Las cartas escritas por Juan José Valle fueron publicadas por primera vez en 1957, en el periódico partidario Resistencia Popular, en simultáneo a las notas que Rodolfo Walsh tituló Operación Masacre y dieron cuenta de los fusilamientos en un basural de José León Suárez. Las cartas de Severino Di Giovanni fueron escritas en la clandestinidad. América las recibía de diferentes manos, acompañadas del pedido de que las quemara luego de leerlas. América desobedeció: las cartas recibidas eran suyas y las quería atesorar. Sin embargo, en 1931 fueron confiscadas por agentes del Estado Nacional. América, con ayuda del imprescindible Osvaldo Bayer, dieron la batalla burocrática para conseguirlas. Juntos fueron a recibirlas en 1999 a la Casa de Gobierno, en una ceremonia que atrajo la atención de los medios que por tradición patronal habían perseguido las ideas libertarias. El ministro Carlos Corach le entregó a América una caja azul que contenía cuarenta y ocho cartas y varios poemas sueltos. Buscando capitalizar los flashes fotográficos, el ministro dijo que el Estado le devolvía las cartas. América, con una voz suave y contundente, respondió: “El Estado no me devuelve nada, esas cartas siempre fueron mías.”

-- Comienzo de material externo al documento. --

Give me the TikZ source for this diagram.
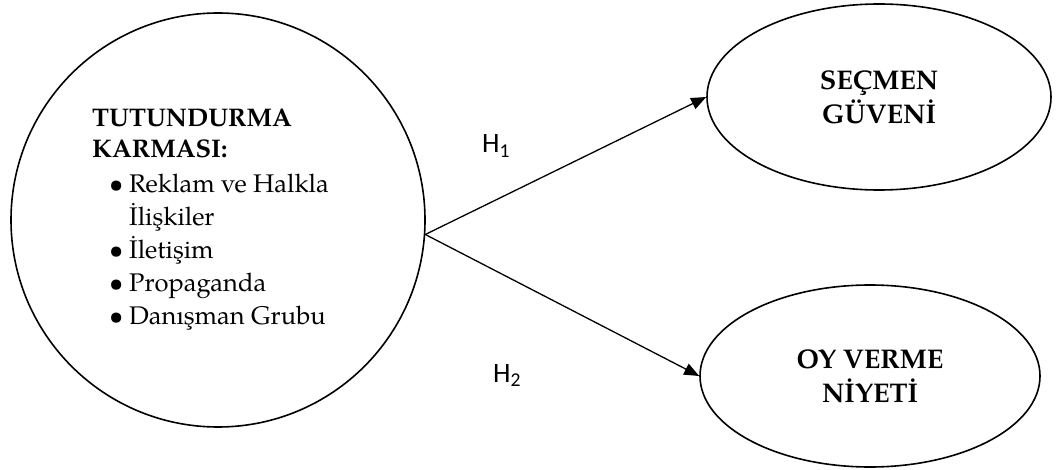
\documentclass[tikz,border=0pt]{standalone}
\usepackage{fontspec}
\setmainfont{TeX Gyre Pagella}
\newfontfamily\labelfont{Carlito}
\usetikzlibrary{shapes.geometric,arrows.meta}

\tikzset{
  outline/.style={draw=black, line width=1.6pt},
  construct/.style={outline, ellipse, inner sep=0pt, align=center,
    font=\fontsize{27}{34}\selectfont\bfseries},
  path arrow/.style={line width=1.3pt, -{Triangle[length=15pt,width=12pt]}},
  hyp/.style={anchor=base west, inner sep=0pt, font=\labelfont\fontsize{28}{30}\selectfont},
}
% bullet centred 24pt in from the margin, item text 37pt in
\newcommand{\bulletitem}[1]{\hspace{24pt}\makebox[0pt]{\textbullet}\hspace{13pt}#1}

\begin{document}
\begin{tikzpicture}[x=1pt, y=-1pt]
  \useasboundingbox (0,0) rectangle (1059,470);

  % independent construct with its components
  \node[outline, circle, minimum size=414pt, inner sep=0pt] (mix) at (218,220) {};
  \node[anchor=base west, inner sep=0pt, font=\fontsize{25.5}{33}\selectfont] (mixtext) at (92,127)
    {\begin{tabular}[t]{@{}l@{}}
      \textbf{TUTUNDURMA}\\[-2pt]
      \textbf{KARMASI:}\\[2pt]
      \bulletitem{Reklam ve Halkla}\\
      \hspace{37pt}İlişkiler\\
      \bulletitem{İletişim}\\
      \bulletitem{Propaganda}\\
      \bulletitem{Danışman Grubu}
    \end{tabular}};

  % dependent constructs
  \node[construct, minimum width=344pt, minimum height=186pt] (trust) at (879,97)
    {SEÇMEN\\GÜVENİ};
  \node[construct, minimum width=340pt, minimum height=182pt] (vote) at (870,376)
    {OY VERME\\NİYETİ};

  % hypothesised paths
  \coordinate (src) at (mix.-4.7);
  \draw[path arrow] (src) -- (trust.west);
  \draw[path arrow] (src) -- (vote.west);

  \node[hyp] (h1) at (482,153) {H\textsubscript{1}};
  \node[hyp] (h2) at (493,382) {H\textsubscript{2}};
\end{tikzpicture}
\end{document}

Susana Valle y América Scarfó murieron en el 2006, con pocos días de diferencia. Decir que un texto hace justicia poética es un lugar común. No obstante, –al igual que el documental Los ojos de América de Daiana Rosenfeld y Aníbal Garisto– El corazón empurpurado, escrito con precisión, afecto y sentido histórico por parte de Christian Ferrer, recupera al sintagma de la sombra de la frase hecha. Y, como sobrevuela a lo largo del texto, libra a ambas mujeres de la historia para hacerlas andar por la cartografía tornadiza de la memoria.